Russell Winer, University of California at Berkeley

Winer began with a general discussion of the relevance and importance of signaling models. In particular, he pointed out that while all the three papers in the session were concerned with firm-to-consumer signaling, it is important to examine firm-to-firm, consumer-to-firm, and consumer-to-consumer signaling models as well. He noted that the strength of the three papers in the session lies in the fact that not only do these papers develop game-theoretic models but also test these models empirically. He called for more research on topics which are on the interface of economics and psychology. Winer concluded by commenting that inquiries of consumer behavior from an economics perspective serves to enrich and broaden the domain of consumer research in general.
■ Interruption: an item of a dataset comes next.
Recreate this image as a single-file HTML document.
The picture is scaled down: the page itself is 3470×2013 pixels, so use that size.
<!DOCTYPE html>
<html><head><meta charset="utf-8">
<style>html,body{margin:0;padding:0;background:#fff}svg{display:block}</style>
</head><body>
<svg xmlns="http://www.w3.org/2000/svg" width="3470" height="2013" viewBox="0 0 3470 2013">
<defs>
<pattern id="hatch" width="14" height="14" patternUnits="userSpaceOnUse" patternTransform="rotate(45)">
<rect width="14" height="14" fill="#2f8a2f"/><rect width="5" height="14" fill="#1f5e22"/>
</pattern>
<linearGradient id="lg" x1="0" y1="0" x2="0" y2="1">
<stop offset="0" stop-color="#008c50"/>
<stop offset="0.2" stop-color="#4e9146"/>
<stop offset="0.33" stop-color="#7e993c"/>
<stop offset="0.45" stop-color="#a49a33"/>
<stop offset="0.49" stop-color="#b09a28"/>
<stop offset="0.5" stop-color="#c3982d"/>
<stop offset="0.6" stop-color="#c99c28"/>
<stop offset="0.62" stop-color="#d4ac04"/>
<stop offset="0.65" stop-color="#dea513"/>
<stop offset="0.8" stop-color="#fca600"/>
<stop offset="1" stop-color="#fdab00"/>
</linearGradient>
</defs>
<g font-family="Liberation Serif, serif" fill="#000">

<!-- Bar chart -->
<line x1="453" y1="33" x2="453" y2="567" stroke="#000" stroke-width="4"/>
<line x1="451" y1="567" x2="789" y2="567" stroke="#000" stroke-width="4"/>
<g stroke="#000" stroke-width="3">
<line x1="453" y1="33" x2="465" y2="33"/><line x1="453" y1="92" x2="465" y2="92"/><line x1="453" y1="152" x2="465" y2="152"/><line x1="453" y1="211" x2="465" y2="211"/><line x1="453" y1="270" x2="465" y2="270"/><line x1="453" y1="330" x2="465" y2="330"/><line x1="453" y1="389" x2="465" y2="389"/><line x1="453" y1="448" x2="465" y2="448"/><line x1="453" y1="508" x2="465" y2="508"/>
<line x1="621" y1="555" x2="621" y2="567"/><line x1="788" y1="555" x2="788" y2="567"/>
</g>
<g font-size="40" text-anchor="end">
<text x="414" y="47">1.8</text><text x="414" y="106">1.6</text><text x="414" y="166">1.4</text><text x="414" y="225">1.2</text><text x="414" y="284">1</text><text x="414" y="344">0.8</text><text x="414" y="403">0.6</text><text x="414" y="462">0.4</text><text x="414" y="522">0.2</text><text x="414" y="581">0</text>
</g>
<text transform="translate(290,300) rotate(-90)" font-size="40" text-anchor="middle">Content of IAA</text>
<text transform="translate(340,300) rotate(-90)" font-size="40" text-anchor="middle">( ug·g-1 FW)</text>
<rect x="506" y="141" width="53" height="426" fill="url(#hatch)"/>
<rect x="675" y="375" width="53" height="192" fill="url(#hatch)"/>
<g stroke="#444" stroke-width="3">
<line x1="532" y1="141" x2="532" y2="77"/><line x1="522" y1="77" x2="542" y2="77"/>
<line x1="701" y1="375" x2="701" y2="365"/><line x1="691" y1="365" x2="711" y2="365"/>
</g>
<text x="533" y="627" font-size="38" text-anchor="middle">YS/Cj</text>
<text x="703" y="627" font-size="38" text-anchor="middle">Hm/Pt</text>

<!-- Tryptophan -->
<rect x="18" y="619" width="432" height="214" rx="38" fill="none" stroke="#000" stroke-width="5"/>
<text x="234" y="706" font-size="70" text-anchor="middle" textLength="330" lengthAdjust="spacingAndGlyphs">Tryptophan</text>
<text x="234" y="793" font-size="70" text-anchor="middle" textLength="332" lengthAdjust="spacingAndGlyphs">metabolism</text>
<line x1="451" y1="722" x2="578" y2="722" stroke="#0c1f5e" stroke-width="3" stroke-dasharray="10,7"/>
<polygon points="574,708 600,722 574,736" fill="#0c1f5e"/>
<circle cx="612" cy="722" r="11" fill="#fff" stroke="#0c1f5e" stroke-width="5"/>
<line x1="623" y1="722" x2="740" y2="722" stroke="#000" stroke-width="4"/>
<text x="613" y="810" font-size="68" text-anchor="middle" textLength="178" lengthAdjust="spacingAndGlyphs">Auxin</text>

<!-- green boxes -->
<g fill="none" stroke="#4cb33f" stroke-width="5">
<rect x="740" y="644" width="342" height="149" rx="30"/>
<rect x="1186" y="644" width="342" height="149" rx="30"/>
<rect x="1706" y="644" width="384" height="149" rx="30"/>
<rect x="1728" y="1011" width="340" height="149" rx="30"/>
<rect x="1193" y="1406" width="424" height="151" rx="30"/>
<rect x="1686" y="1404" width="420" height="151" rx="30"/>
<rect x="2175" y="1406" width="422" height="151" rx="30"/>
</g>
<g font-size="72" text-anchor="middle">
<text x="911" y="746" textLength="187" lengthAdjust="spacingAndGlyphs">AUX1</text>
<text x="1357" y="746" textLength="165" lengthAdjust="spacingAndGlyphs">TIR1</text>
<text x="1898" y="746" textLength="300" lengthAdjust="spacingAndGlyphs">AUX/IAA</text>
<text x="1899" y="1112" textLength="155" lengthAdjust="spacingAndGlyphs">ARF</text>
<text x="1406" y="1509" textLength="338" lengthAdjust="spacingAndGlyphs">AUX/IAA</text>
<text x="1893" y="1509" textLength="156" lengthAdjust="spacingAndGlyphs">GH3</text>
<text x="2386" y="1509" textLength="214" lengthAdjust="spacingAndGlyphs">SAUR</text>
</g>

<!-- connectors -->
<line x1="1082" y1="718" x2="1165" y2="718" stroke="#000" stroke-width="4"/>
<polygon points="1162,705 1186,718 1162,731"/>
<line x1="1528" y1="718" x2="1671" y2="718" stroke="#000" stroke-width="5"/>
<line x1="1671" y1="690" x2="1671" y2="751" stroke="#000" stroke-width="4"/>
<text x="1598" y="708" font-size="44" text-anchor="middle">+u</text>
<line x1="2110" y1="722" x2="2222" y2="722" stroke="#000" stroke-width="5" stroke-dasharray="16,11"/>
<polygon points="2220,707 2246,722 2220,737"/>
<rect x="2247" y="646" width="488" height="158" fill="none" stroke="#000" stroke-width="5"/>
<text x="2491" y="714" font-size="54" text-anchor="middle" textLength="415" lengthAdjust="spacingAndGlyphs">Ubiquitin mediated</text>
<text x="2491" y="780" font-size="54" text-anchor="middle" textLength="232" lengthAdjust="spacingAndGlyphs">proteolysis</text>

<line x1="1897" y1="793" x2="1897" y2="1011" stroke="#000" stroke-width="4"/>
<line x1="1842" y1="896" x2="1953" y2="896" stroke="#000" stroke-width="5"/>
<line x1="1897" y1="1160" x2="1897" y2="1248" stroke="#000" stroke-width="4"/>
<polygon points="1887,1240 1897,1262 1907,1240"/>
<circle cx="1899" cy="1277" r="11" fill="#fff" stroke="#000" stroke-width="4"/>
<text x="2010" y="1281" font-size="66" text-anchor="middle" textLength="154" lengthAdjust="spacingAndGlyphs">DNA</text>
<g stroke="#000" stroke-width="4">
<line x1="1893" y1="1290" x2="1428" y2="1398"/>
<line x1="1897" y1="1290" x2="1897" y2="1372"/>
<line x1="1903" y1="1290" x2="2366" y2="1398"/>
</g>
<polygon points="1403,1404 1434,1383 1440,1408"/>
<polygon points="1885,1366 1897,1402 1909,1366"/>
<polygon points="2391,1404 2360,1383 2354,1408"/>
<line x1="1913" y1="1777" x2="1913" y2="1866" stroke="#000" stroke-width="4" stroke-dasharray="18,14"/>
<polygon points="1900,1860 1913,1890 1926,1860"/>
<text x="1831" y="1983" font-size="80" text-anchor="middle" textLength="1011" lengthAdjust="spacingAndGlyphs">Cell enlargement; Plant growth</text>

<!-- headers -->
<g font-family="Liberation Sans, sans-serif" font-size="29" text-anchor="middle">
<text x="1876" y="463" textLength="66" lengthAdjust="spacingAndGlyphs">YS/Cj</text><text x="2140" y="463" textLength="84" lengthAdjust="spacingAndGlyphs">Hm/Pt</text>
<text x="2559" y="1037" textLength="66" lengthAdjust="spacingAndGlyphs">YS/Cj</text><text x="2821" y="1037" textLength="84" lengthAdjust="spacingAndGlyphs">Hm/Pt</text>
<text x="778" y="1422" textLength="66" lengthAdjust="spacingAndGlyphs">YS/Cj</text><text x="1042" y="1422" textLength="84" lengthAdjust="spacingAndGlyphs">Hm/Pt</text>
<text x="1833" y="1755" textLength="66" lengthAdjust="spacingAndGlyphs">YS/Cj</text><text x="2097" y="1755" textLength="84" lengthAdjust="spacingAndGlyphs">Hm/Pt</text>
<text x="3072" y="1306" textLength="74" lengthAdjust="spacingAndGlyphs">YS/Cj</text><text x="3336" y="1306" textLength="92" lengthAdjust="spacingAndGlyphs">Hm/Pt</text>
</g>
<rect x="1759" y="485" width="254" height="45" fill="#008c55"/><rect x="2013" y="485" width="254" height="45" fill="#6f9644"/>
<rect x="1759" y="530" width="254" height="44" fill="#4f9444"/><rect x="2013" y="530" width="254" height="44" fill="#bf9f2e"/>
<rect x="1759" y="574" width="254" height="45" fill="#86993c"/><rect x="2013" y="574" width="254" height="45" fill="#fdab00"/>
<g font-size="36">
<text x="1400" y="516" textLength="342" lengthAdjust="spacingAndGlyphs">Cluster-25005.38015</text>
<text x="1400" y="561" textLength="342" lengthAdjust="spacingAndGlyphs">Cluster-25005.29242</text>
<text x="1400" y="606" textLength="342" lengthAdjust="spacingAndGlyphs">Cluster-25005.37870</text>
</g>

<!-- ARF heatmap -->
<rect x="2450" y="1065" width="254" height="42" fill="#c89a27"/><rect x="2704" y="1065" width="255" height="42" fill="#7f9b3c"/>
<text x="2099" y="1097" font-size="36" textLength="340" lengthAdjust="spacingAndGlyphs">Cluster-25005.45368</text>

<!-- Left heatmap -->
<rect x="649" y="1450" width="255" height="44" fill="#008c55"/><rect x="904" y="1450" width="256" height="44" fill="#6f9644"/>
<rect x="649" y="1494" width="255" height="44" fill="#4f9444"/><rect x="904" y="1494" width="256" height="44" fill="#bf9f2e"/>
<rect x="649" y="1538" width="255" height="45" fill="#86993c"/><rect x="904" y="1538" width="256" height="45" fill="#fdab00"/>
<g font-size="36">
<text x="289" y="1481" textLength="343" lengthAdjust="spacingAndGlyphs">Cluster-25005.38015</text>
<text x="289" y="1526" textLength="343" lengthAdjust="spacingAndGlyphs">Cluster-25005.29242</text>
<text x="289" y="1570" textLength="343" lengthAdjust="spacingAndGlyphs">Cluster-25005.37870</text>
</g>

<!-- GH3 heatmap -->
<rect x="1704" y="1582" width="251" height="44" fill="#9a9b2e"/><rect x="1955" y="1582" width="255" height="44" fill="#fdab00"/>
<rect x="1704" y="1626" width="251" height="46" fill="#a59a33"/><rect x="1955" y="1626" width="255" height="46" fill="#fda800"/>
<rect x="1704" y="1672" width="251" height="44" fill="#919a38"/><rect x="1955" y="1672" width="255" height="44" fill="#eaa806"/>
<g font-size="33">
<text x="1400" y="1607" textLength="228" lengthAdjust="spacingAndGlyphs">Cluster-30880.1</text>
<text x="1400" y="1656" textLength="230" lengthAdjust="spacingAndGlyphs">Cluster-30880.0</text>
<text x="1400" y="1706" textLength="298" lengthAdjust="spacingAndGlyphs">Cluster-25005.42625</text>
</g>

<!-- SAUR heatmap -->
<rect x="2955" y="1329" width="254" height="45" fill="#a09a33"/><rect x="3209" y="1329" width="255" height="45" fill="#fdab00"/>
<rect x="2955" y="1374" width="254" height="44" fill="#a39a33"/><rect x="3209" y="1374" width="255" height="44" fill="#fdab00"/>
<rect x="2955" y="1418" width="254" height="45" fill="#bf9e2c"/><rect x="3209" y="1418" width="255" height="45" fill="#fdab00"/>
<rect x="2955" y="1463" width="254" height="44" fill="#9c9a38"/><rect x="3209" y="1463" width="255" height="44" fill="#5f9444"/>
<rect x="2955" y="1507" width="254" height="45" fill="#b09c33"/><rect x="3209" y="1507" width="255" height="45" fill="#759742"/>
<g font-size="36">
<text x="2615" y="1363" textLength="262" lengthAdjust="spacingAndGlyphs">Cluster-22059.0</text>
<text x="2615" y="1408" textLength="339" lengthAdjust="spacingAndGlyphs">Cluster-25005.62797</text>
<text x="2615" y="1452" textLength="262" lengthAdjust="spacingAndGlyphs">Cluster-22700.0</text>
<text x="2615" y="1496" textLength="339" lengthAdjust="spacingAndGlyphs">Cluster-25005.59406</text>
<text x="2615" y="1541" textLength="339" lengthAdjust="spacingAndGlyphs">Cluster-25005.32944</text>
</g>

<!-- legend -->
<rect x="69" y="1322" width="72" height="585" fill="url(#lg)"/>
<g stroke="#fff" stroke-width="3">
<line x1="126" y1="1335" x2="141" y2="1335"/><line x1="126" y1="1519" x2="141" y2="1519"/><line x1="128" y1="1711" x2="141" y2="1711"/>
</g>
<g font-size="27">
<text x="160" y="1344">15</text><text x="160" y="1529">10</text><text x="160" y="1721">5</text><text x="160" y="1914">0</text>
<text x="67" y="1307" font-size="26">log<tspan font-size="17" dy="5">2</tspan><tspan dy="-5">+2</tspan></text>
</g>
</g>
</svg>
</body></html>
Alba, Joseph, Susan Broniarczyk, Terence Shimp, and Joel Urbany (1994), "The Influence of Prior Beliefs, Frequency Cues, and Magnitude Cues on Consumers Perceptions of Comparative Price Data," Journal of Consumer Research, 21(2), 219-235.

Dodds, William B. and Kent B. Monroe (1985), "The Effect of Brand and Price Information on Subjective Product Evaluations" in Advances in Consumer Research, Vol. 12, 85-90.

Monroe, Kent B. (1990), Pricing: Making Profitable Decisions, Mc-Graw Hill Publishers.

Quigley, Charles J. and Elaine M. Notorantonio (1992), "An Exploratory Investigation of Perceptions of Odd and Even Pricing," working paper, Bryant College.

Schindler, Robert M. and Thomas Kibarian (1995), "Increased Salesof Discounted Items Through the Use of 99-ending Prices," working paper, Rutgers University, Camden.